Task goal: Reproduce the lines below exactly, from the one containing "Clone this chart" through the one containing "ReferenceLine, LabelList, Label", both included. Leave out any pictures.

Listing:

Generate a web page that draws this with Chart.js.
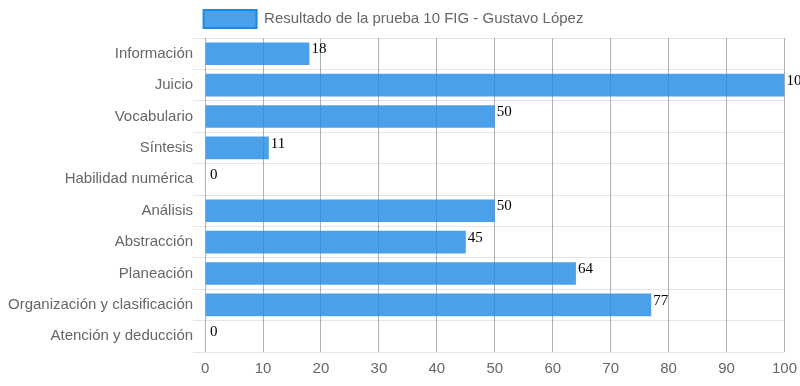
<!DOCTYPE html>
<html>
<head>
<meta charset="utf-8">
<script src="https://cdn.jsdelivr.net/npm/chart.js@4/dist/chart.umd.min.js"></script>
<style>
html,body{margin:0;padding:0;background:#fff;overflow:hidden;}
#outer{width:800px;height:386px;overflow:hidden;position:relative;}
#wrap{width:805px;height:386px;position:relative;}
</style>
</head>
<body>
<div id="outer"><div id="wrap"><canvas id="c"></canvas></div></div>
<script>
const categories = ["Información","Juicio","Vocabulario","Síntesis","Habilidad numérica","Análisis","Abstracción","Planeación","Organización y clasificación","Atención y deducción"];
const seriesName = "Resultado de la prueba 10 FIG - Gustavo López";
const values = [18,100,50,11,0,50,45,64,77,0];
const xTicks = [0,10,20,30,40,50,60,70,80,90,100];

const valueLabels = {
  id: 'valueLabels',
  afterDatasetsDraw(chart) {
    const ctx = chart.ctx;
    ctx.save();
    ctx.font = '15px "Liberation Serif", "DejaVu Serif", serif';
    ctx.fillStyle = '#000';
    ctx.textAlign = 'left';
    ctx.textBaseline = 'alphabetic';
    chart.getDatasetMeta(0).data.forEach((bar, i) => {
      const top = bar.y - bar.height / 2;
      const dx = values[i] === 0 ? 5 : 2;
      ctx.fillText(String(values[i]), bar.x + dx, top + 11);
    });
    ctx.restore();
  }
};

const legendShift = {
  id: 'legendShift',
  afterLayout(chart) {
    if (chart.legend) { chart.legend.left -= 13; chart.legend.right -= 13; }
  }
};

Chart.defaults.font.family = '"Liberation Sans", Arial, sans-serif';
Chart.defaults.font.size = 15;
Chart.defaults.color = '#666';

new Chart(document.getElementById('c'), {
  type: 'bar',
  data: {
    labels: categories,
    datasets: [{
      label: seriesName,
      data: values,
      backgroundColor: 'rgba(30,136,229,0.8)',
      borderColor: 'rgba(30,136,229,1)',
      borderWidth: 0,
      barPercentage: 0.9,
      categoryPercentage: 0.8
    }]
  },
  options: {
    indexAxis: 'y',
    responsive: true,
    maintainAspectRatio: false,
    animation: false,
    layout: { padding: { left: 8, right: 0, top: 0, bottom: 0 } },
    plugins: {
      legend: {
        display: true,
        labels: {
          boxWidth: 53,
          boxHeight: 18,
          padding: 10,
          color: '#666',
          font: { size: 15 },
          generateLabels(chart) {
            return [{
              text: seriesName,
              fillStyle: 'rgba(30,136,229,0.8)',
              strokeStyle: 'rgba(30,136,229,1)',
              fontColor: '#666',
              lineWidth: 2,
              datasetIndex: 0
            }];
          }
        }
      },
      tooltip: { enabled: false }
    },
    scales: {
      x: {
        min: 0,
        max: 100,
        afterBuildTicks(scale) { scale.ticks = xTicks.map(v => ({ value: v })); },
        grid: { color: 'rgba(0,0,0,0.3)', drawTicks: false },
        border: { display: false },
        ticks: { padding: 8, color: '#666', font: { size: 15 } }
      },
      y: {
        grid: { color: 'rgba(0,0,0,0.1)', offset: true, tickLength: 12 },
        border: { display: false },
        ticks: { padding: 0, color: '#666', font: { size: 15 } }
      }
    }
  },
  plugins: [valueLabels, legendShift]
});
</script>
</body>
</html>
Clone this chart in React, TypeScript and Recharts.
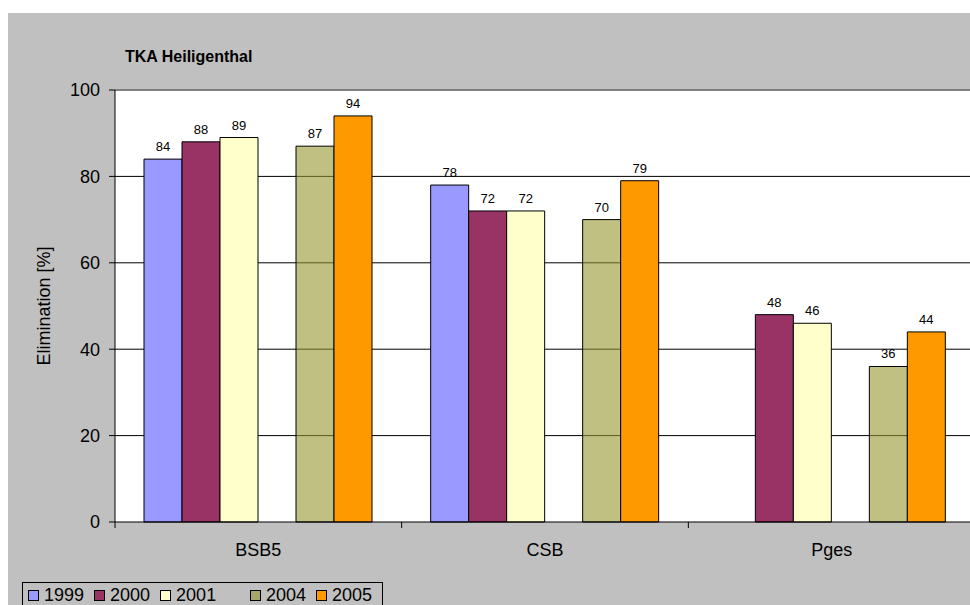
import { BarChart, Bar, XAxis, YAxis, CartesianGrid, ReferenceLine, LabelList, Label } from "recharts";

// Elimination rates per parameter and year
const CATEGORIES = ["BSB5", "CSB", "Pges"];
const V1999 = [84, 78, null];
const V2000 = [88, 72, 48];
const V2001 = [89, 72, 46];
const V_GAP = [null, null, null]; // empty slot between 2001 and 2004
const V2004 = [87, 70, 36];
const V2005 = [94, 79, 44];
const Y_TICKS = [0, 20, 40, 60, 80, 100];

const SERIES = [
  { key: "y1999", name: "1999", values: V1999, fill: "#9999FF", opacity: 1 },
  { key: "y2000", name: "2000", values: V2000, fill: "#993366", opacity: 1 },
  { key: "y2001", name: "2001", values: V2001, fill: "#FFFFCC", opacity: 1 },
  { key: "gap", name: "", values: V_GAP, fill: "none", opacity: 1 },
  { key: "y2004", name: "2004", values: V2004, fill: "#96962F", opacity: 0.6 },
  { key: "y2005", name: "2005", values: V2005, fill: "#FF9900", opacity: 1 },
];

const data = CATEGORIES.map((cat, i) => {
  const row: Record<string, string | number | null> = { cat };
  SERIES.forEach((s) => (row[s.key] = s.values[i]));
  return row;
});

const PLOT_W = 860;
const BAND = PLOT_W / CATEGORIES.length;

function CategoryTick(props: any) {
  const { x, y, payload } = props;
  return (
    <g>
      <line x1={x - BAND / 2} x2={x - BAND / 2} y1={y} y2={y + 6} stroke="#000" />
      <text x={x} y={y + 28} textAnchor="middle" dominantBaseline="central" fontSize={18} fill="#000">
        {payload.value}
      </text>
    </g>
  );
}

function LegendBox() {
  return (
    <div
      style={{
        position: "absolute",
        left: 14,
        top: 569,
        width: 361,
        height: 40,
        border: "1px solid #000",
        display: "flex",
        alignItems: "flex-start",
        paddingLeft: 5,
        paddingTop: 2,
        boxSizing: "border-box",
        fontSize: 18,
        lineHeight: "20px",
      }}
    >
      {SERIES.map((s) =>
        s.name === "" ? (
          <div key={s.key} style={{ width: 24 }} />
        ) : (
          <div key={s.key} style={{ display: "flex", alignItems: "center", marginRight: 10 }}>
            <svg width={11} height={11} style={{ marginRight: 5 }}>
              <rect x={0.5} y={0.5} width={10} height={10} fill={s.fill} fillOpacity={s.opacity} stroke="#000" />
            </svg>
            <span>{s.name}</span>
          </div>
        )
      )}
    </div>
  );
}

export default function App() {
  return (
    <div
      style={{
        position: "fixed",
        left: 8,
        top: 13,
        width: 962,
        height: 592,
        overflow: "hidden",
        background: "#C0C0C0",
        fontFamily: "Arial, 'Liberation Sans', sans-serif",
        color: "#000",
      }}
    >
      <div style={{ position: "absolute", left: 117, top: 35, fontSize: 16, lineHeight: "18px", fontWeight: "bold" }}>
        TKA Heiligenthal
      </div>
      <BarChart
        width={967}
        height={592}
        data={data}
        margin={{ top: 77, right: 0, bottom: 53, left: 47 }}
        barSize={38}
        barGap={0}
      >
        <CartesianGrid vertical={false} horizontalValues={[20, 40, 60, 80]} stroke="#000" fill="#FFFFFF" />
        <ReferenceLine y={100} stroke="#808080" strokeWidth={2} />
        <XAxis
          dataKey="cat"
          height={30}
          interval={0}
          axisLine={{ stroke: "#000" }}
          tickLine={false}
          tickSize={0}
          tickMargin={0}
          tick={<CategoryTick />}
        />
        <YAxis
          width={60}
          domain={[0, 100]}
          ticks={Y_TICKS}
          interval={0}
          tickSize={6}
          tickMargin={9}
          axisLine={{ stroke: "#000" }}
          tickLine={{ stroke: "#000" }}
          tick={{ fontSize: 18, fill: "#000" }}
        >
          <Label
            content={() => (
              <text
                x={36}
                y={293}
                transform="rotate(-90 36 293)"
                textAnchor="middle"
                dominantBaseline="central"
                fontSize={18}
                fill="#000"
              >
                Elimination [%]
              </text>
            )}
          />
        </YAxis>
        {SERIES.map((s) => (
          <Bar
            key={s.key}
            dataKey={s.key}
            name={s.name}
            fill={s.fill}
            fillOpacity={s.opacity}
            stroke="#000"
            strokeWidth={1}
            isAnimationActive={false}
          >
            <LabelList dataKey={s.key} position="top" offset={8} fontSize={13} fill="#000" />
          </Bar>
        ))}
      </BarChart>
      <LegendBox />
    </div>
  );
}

Full response:
Clone this chart in React, TypeScript and Recharts.
import { BarChart, Bar, XAxis, YAxis, CartesianGrid, ReferenceLine, LabelList, Label } from "recharts";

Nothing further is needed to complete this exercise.